An on-going court battle has finally been settled after a Montana judge ruled against a group of landowners seeking the removal of what they referred to as ‘excess elk’ on their land. Looking to skip the process of securing tags and allowing public hunters to chase those elk, the United Property Owners of Montana filed suit in April 2022 claiming that both the Montana Fish and Wildlife Commission and Montana Fish, Wildlife and Parks had failed to properly manage the state’s elk population.
According to the suit, the plaintiffs believed that both agencies ought to be responsible for removing upwards of 50,000 elk from the landscape due to extensive property damage. And while the MFWP does offer a number of programs intended to help landowners with wildlife deterrence in the form of hazing, repellants, fencing, supplemental hunting permits, and game-damage hunts, the landowners didn’t seem to like that it came with a catch.
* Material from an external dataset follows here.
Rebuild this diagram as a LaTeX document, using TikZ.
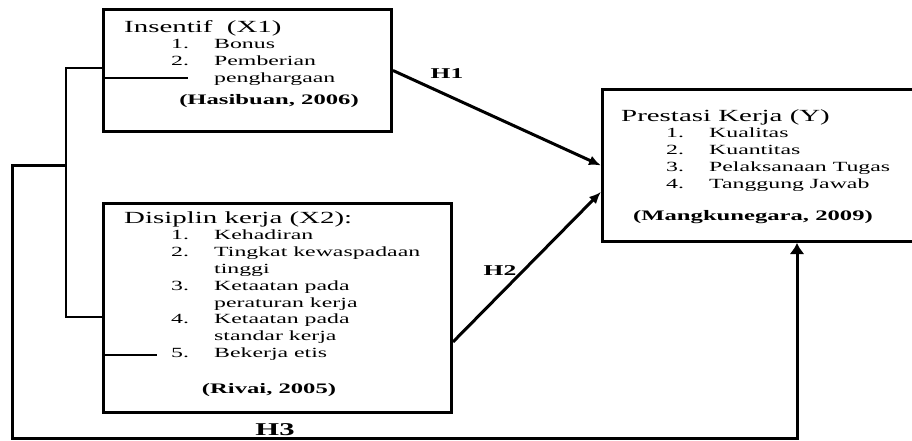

That catch being that any landowners enrolled with the program would be forced to allow public hunting on their properties during established hunting seasons. The catch, they claimed, was a direct infringement on their member’s constitutional rights.
In a nutshell, the landowners figured that MFWP ought to manage the elk, whether the hunters had access to their property or not – something that Fergus County District Court Judge Gregory Todd disagreed with. Given that the state’s Game Damage program is voluntary, he stated that no landowners are forced to provide access, only those wishing to participate.
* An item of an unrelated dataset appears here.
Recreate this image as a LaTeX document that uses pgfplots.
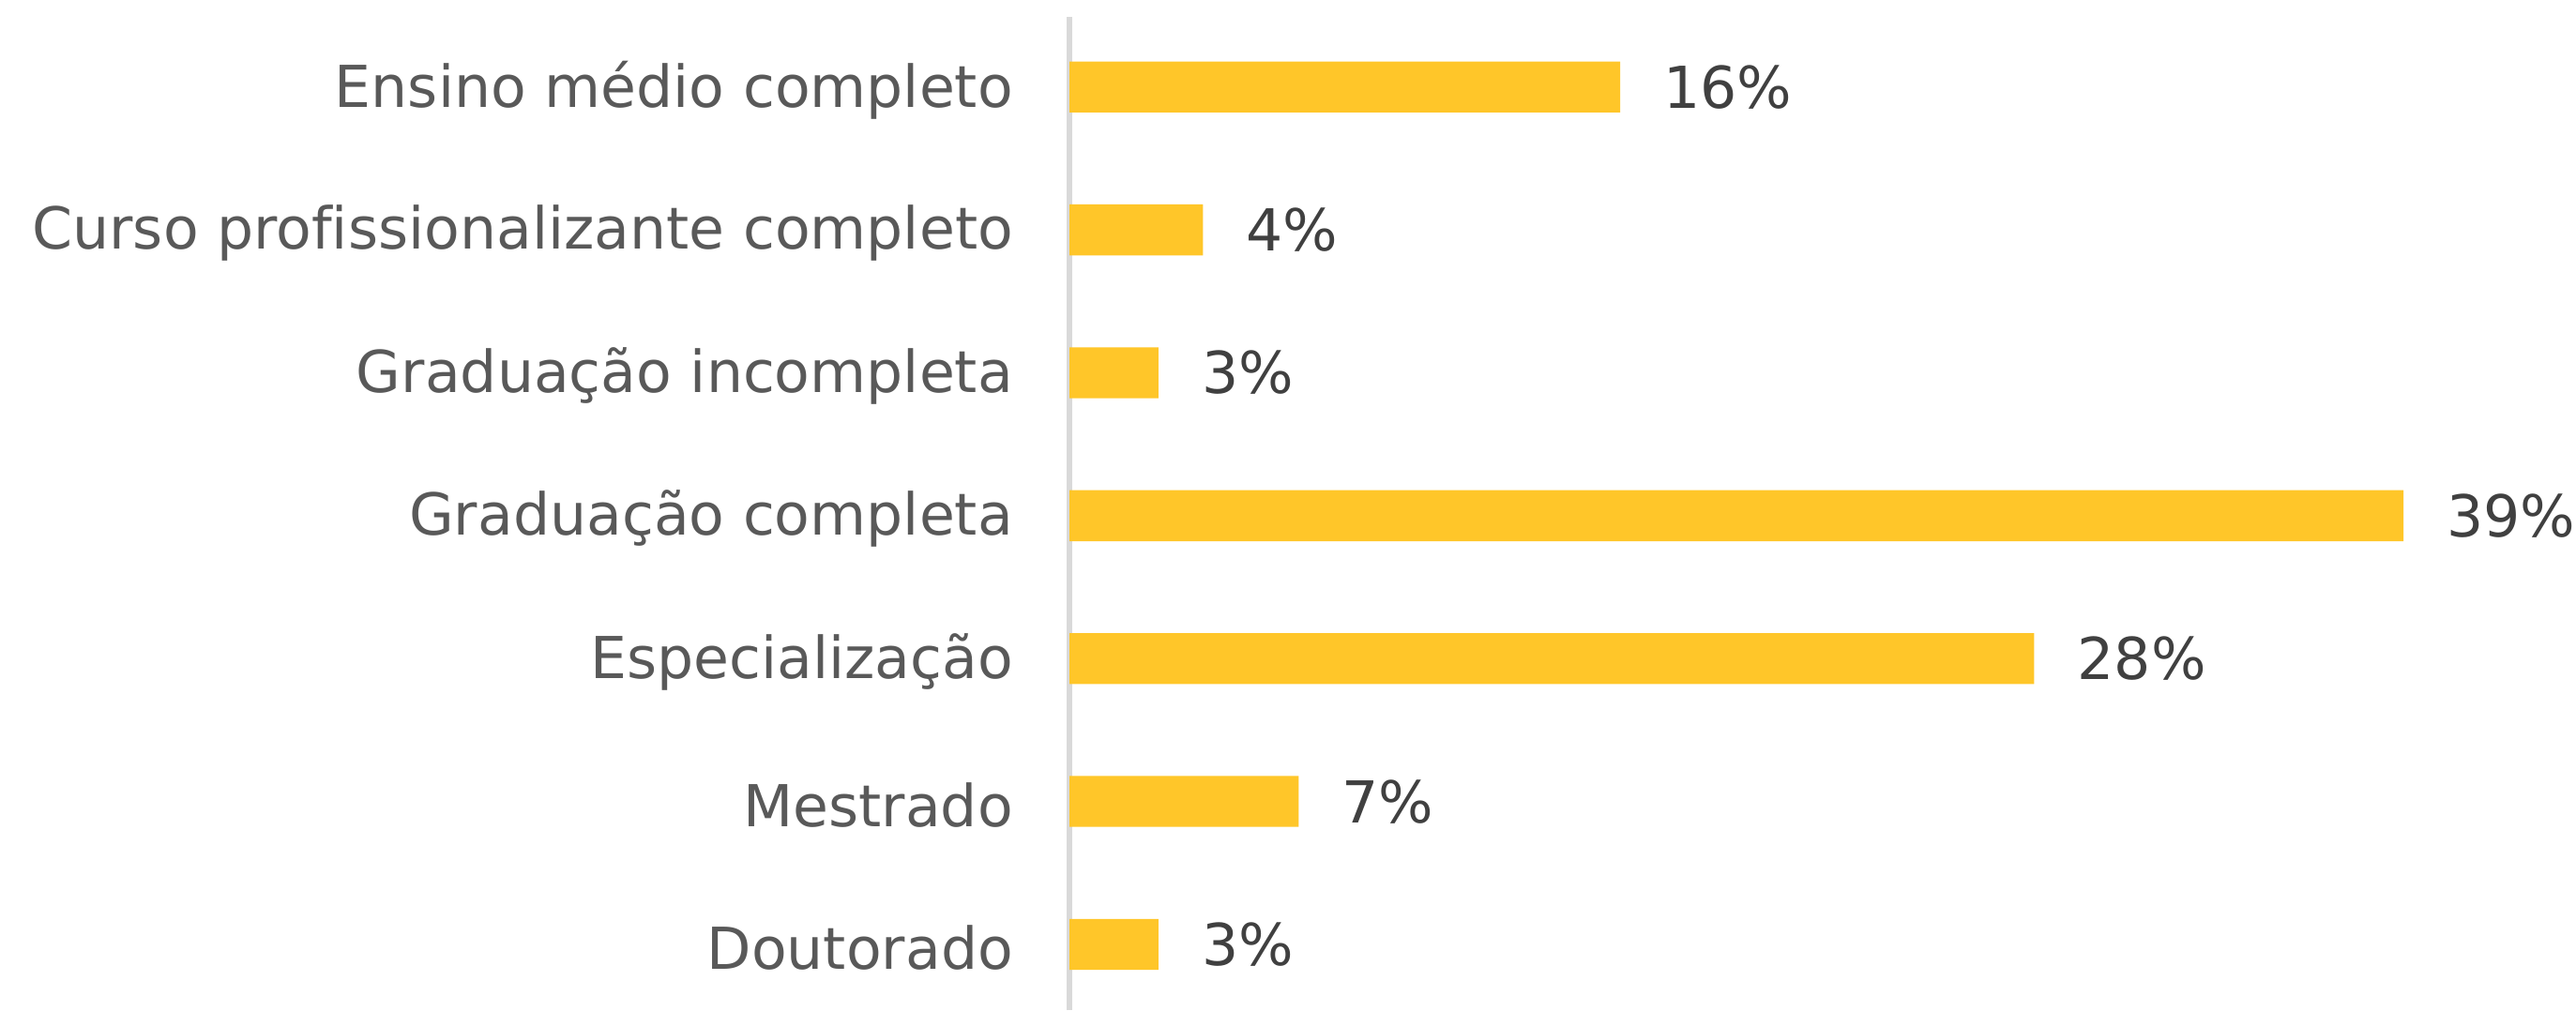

“The game damage statutory structure challenged by UPOM is not an unconstitutional taking because it does not prevent landowners from protecting their property,” Todd wrote.
Citing a case from 1940, State v. Rathbone, in which the court ultimately ruled that Montana landowners purchased land inhabited by wildlife at their own risk, the judge ruled that the landowners were claiming a liberty they were never awarded in the first place.
“While the State cannot force landowners [to] endure public access on private land, it is also true that UPOM cannot claim that public involvement in game management deprives it of a vested property right,” Todd wrote. “Because UPOM’s members never owned a property right that allowed them an absolute freedom to kill, nothing has been taken from them by the statutes and regulations at issue.”
The ruling also noted that both MFWP and the Commission were holding up their end of the bargain when it came to elk management. By instituting annual hunting seasons along with quotas with the goal of reducing overall populations, he could see no error in their ways.
“But licenses alone cannot reduce populations,” Todd wrote. “Without harvest, the elk population is not reduced.”
He later added that perhaps it was not an elk problem that was plaguing the landowners, but rather an issue of access. The fact is, high concentrations of elk are currently congregated on private properties much like these and without access to public hunters, managing their populations on a state level becomes a real challenge.
“Because many hunters in Montana cannot get to land where elk live, elk numbers are difficult to reduce,” Todd writes. “UPOM members have a substantial number of elk on their property, and they have the right to exclude the public and MFWP cannot force public access on them. But by failing to utilize existing programs and harvest opportunities and failing to allow public hunting, UPOM has not prevailed.”